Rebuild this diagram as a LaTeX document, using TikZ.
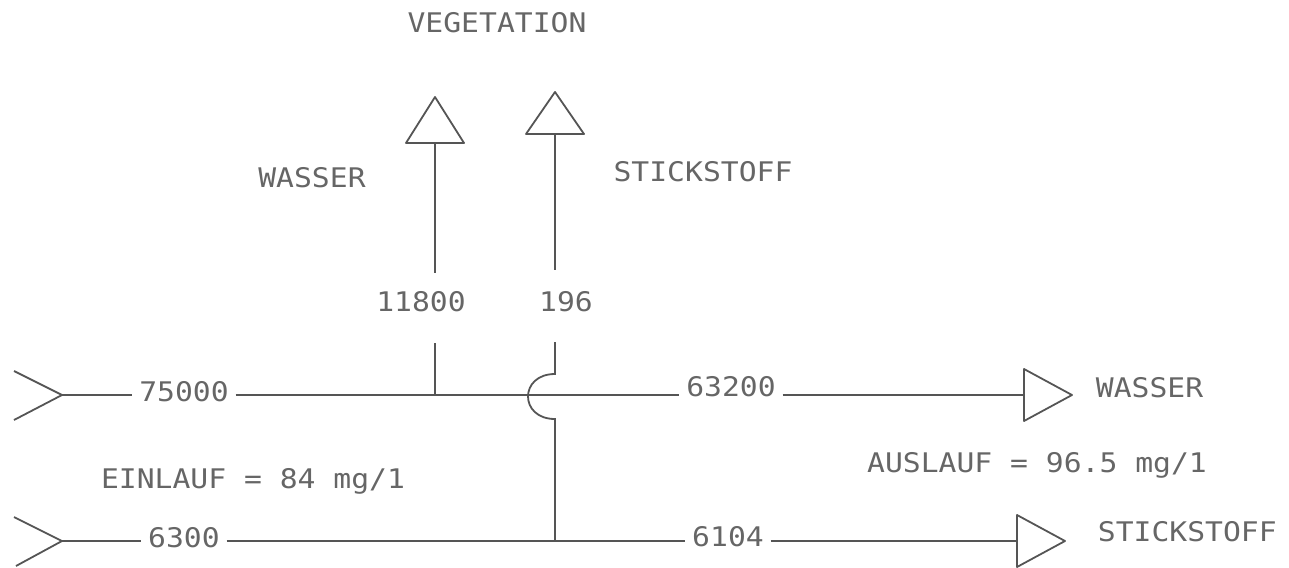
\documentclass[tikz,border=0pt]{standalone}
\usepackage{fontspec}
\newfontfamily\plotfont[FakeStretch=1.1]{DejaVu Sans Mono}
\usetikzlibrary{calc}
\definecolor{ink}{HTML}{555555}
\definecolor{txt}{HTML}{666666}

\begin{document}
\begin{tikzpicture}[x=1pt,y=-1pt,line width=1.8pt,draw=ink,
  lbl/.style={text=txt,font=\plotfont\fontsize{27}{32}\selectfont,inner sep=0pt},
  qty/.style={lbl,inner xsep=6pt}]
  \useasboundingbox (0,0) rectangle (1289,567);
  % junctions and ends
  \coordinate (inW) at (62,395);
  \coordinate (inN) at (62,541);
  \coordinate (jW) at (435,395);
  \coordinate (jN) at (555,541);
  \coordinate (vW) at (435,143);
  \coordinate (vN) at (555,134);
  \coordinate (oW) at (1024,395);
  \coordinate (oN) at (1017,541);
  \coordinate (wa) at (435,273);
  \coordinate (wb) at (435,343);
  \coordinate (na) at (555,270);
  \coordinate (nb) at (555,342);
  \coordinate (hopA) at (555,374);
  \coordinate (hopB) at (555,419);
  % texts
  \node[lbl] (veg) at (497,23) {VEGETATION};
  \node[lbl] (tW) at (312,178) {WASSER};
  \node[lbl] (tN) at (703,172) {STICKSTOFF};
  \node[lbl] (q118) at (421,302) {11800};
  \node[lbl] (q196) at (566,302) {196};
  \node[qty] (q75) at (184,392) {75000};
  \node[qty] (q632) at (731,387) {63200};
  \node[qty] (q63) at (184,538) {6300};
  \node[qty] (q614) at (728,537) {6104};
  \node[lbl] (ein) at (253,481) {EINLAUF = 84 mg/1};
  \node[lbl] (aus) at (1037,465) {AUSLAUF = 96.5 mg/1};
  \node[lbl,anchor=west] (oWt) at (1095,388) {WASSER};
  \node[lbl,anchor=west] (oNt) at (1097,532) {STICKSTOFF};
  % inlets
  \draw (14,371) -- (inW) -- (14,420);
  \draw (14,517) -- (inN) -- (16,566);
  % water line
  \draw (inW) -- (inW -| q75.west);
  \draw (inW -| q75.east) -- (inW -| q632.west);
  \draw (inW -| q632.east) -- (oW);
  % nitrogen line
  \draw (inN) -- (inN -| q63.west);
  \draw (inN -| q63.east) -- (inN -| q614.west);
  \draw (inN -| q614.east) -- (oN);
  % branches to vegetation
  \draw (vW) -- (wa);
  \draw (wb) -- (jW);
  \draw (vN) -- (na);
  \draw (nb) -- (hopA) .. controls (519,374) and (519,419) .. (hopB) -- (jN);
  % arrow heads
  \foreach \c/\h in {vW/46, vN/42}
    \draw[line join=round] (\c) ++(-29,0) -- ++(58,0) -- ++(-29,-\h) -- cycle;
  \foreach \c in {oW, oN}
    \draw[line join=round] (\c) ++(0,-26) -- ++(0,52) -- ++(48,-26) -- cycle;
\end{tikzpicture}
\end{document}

——————

▶ THE REQUEST
Return the material exactly as given, apart from the pictures.

▶ SOLUTION FOR THIS TASK
Rebuild this diagram as a LaTeX document, using TikZ.
\documentclass[tikz,border=0pt]{standalone}
\usepackage{fontspec}
\newfontfamily\plotfont[FakeStretch=1.1]{DejaVu Sans Mono}
\usetikzlibrary{calc}
\definecolor{ink}{HTML}{555555}
\definecolor{txt}{HTML}{666666}

\begin{document}
\begin{tikzpicture}[x=1pt,y=-1pt,line width=1.8pt,draw=ink,
  lbl/.style={text=txt,font=\plotfont\fontsize{27}{32}\selectfont,inner sep=0pt},
  qty/.style={lbl,inner xsep=6pt}]
  \useasboundingbox (0,0) rectangle (1289,567);
  % junctions and ends
  \coordinate (inW) at (62,395);
  \coordinate (inN) at (62,541);
  \coordinate (jW) at (435,395);
  \coordinate (jN) at (555,541);
  \coordinate (vW) at (435,143);
  \coordinate (vN) at (555,134);
  \coordinate (oW) at (1024,395);
  \coordinate (oN) at (1017,541);
  \coordinate (wa) at (435,273);
  \coordinate (wb) at (435,343);
  \coordinate (na) at (555,270);
  \coordinate (nb) at (555,342);
  \coordinate (hopA) at (555,374);
  \coordinate (hopB) at (555,419);
  % texts
  \node[lbl] (veg) at (497,23) {VEGETATION};
  \node[lbl] (tW) at (312,178) {WASSER};
  \node[lbl] (tN) at (703,172) {STICKSTOFF};
  \node[lbl] (q118) at (421,302) {11800};
  \node[lbl] (q196) at (566,302) {196};
  \node[qty] (q75) at (184,392) {75000};
  \node[qty] (q632) at (731,387) {63200};
  \node[qty] (q63) at (184,538) {6300};
  \node[qty] (q614) at (728,537) {6104};
  \node[lbl] (ein) at (253,481) {EINLAUF = 84 mg/1};
  \node[lbl] (aus) at (1037,465) {AUSLAUF = 96.5 mg/1};
  \node[lbl,anchor=west] (oWt) at (1095,388) {WASSER};
  \node[lbl,anchor=west] (oNt) at (1097,532) {STICKSTOFF};
  % inlets
  \draw (14,371) -- (inW) -- (14,420);
  \draw (14,517) -- (inN) -- (16,566);
  % water line
  \draw (inW) -- (inW -| q75.west);
  \draw (inW -| q75.east) -- (inW -| q632.west);
  \draw (inW -| q632.east) -- (oW);
  % nitrogen line
  \draw (inN) -- (inN -| q63.west);
  \draw (inN -| q63.east) -- (inN -| q614.west);
  \draw (inN -| q614.east) -- (oN);
  % branches to vegetation
  \draw (vW) -- (wa);
  \draw (wb) -- (jW);
  \draw (vN) -- (na);
  \draw (nb) -- (hopA) .. controls (519,374) and (519,419) .. (hopB) -- (jN);
  % arrow heads
  \foreach \c/\h in {vW/46, vN/42}
    \draw[line join=round] (\c) ++(-29,0) -- ++(58,0) -- ++(-29,-\h) -- cycle;
  \foreach \c in {oW, oN}
    \draw[line join=round] (\c) ++(0,-26) -- ++(0,52) -- ++(48,-26) -- cycle;
\end{tikzpicture}
\end{document}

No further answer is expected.